The Chinese Communist Party's recent high-level meeting -- the Fourth Plenum of the 17th Central Committee -- concluded with a call to "strongly support the leadership of the democracy of the people by the internal democracy of the Party." Given the lack of actual democracy in China at any level, this resolution, highlighted in press reports, suggests that the Chinese party is seeking a solution to a fundamental problem in its own way. Just like the Soviet Union in its waning years, China is now grappling with increasing social complexity and differentiation, ethnic and political, which threatens the monolithic power of the Party.

Karl Marx believed that human history was a homogenizing process, in which the wheel of the dialectic gradually kneaded complexity into simplicity. Thus the myriad guilds of feudalism were replaced by the simpler structures of the industrial working class in the era of capitalism. Marx believed that ultimately the workers would become totally homogenous, a group sharing a single common interest. Once the handful of capitalists was pushed aside, a self-managing society would come into being because all its members would share the same interests.

In Eastern Europe, then the U.S.S.R., and finally in China, this prediction has proven wrong. Instead of disappearing, diverse interests have multiplied. Mikhail Gorbachev tried to reconstruct the Soviet Union in a way that would diffuse the conflicts arising under socialism and lead ultimately to what he called soglacie, or "harmony." Hu Jintao has exactly the same aim, seeking to create a "harmonious society" where a variety of disputes -- some social, some ethnic, some within the party itself -- have created a situation that is anything but harmonious.

This problem has long been recognized by socialist analysts. But the way that it is being discussed in China today is of interest above all because that country's fundamental dilemma, growing more acute by the day, is the mismatch between a complex society and a government that is unable really to manage it. It is also revealing in the stress it lays both on disharmony among ethnic groups and disharmony within the party -- such as that which, at the recent plenum, seems to have blocked any decision on the future of the putative next leader, Xi Jinping.

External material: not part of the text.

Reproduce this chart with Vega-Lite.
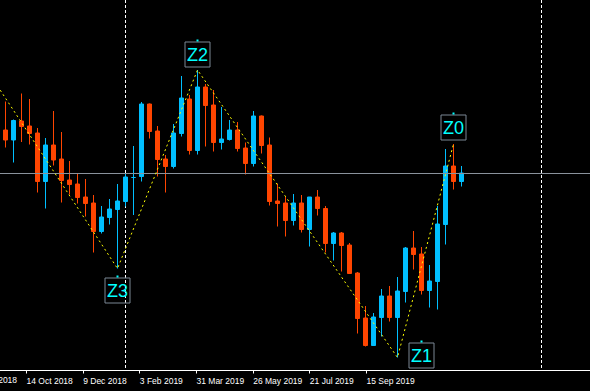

The Chinese discussion of the problem began during the period of liberalization under Premier Zhao Ziyang (in office 1980-87). In the Beijing Review for 1987 we find a series of articles by Luo Rongxing and others, one of which, "Different Interest Groups Under Socialism," points out how in communist China social diversity was developing, just as it had in the U.S.S.R.:

"An indisputable fact in China today is that there exist different interest groups whose understanding of the objective situation is different . . . The socialist system has the advantage of being best able to identify the interests of the people with those of society as a whole, but there are still differences of interests between different groups of people." [emphasis added]

Mr. Luo and his colleagues noted: "Since 1978 . . . the reform has diversified forms of public ownership, stimulated the growth of individual, private, and other economic sectors, developed commodity and money relations, upgraded the role of market regulation, and broken away from the absolute egalitarian distribution system. All this has meant that interest relations have changed in every respect -- making them more varied, complex, and above all more apparent than ever."

The authors then cited a host of examples. In the countryside, "Households engaged in traditional handicrafts, specialized households, collectives, companies integrating agriculture with industry and commerce, privately owned concerns and so on" -- not to mention traditional farmers -- "all have interests of their own." In the cities "people involved in industries and enterprises with different forms of ownership have different interests." The interests "of government employees and intellectuals have diverged with the reforms in the personnel system." Not to mention the "very complex relationships of interest between towns and countryside, cadres and masses, the various professions, different age groups, people with different educational levels, central and local governments, the coastal areas and the hinterland . . . and sellers and buyers. All these interest relations are shifting, creating new contradictions and conflicts which must be taken into account when considering China's economic and political reforms."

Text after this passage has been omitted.